begin

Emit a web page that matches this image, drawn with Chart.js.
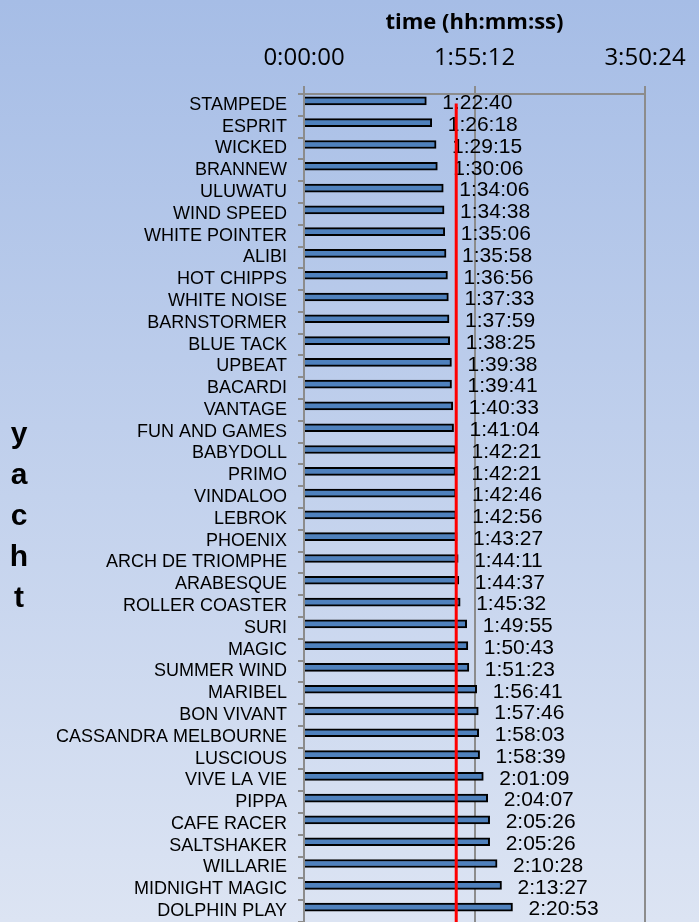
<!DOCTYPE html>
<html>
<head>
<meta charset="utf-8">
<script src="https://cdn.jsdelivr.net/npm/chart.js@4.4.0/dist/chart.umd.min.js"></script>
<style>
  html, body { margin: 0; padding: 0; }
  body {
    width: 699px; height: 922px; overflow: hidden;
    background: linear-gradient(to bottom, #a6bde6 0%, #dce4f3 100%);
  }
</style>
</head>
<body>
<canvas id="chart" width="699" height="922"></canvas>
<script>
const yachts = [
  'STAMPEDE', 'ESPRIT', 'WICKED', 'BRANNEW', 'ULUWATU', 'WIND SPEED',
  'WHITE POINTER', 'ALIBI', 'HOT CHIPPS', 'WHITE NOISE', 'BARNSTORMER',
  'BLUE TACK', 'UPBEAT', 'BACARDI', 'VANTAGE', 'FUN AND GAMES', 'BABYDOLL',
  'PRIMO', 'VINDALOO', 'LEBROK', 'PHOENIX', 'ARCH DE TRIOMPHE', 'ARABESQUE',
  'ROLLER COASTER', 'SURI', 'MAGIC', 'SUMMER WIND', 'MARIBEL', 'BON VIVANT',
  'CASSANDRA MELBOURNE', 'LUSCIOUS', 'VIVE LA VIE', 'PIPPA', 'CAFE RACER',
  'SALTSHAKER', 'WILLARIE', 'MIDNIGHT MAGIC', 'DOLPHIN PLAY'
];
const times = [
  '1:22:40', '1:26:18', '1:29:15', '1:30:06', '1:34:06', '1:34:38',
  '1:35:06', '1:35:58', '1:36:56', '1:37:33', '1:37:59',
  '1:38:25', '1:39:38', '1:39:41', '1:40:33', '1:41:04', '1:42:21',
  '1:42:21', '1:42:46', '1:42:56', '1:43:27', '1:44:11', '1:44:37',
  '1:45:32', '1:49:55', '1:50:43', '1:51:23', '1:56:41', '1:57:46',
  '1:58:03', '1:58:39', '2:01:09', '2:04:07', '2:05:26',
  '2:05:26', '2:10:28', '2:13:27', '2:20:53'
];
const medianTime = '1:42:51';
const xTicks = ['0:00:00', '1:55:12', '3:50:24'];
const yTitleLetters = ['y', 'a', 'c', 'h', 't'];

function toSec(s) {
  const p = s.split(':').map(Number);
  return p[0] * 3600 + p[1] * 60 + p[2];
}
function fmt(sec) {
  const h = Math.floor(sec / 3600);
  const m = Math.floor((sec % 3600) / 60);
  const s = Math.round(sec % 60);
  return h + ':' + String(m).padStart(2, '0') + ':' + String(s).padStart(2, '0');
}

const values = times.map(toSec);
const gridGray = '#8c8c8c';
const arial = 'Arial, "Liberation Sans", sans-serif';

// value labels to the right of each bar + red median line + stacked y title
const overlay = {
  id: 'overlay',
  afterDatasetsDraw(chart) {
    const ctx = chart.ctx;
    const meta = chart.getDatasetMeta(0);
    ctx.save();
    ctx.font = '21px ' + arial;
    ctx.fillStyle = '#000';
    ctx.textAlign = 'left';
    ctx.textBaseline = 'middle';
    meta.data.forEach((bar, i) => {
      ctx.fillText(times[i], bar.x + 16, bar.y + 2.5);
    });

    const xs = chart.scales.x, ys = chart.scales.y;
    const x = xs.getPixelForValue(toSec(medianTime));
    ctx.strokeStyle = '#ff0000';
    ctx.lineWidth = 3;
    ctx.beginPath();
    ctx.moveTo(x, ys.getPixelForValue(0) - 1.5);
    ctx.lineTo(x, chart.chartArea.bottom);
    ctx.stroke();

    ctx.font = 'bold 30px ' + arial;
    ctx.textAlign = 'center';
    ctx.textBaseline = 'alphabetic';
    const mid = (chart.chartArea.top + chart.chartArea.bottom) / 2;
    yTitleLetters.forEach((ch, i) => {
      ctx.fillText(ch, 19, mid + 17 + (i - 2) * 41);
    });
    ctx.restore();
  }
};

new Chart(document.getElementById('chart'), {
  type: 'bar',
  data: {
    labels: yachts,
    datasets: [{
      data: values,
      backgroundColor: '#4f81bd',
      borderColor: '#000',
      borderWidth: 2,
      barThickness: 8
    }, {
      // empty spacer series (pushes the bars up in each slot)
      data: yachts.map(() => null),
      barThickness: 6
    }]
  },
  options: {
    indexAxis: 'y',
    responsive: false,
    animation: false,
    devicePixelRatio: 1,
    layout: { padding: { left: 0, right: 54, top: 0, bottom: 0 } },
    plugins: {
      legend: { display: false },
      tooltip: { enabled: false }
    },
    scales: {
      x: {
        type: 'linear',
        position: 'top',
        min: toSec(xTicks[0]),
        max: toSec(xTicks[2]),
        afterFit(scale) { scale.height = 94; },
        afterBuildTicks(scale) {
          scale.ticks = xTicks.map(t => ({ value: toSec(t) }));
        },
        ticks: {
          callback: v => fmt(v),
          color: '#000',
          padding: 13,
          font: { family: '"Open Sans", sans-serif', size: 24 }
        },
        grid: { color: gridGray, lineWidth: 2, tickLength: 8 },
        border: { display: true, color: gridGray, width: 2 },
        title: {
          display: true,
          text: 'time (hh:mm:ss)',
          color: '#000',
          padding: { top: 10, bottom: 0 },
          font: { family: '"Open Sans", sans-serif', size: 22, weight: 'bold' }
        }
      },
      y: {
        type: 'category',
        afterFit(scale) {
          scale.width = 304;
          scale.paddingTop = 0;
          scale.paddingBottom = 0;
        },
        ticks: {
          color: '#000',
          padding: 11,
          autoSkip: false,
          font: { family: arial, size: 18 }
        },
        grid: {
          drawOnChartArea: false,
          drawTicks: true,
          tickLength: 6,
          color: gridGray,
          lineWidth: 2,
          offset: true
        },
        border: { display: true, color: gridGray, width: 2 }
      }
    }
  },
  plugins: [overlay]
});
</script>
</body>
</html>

end

Repeat only the lines from the beginning of the material through the line containing "const yTitleLetters = ['y', 'a', 'c', 'h', 't'];", both ends kept, leaving pictures out.

Emit a web page that matches this image, drawn with Chart.js.
<!DOCTYPE html>
<html>
<head>
<meta charset="utf-8">
<script src="https://cdn.jsdelivr.net/npm/chart.js@4.4.0/dist/chart.umd.min.js"></script>
<style>
  html, body { margin: 0; padding: 0; }
  body {
    width: 699px; height: 922px; overflow: hidden;
    background: linear-gradient(to bottom, #a6bde6 0%, #dce4f3 100%);
  }
</style>
</head>
<body>
<canvas id="chart" width="699" height="922"></canvas>
<script>
const yachts = [
  'STAMPEDE', 'ESPRIT', 'WICKED', 'BRANNEW', 'ULUWATU', 'WIND SPEED',
  'WHITE POINTER', 'ALIBI', 'HOT CHIPPS', 'WHITE NOISE', 'BARNSTORMER',
  'BLUE TACK', 'UPBEAT', 'BACARDI', 'VANTAGE', 'FUN AND GAMES', 'BABYDOLL',
  'PRIMO', 'VINDALOO', 'LEBROK', 'PHOENIX', 'ARCH DE TRIOMPHE', 'ARABESQUE',
  'ROLLER COASTER', 'SURI', 'MAGIC', 'SUMMER WIND', 'MARIBEL', 'BON VIVANT',
  'CASSANDRA MELBOURNE', 'LUSCIOUS', 'VIVE LA VIE', 'PIPPA', 'CAFE RACER',
  'SALTSHAKER', 'WILLARIE', 'MIDNIGHT MAGIC', 'DOLPHIN PLAY'
];
const times = [
  '1:22:40', '1:26:18', '1:29:15', '1:30:06', '1:34:06', '1:34:38',
  '1:35:06', '1:35:58', '1:36:56', '1:37:33', '1:37:59',
  '1:38:25', '1:39:38', '1:39:41', '1:40:33', '1:41:04', '1:42:21',
  '1:42:21', '1:42:46', '1:42:56', '1:43:27', '1:44:11', '1:44:37',
  '1:45:32', '1:49:55', '1:50:43', '1:51:23', '1:56:41', '1:57:46',
  '1:58:03', '1:58:39', '2:01:09', '2:04:07', '2:05:26',
  '2:05:26', '2:10:28', '2:13:27', '2:20:53'
];
const medianTime = '1:42:51';
const xTicks = ['0:00:00', '1:55:12', '3:50:24'];
const yTitleLetters = ['y', 'a', 'c', 'h', 't'];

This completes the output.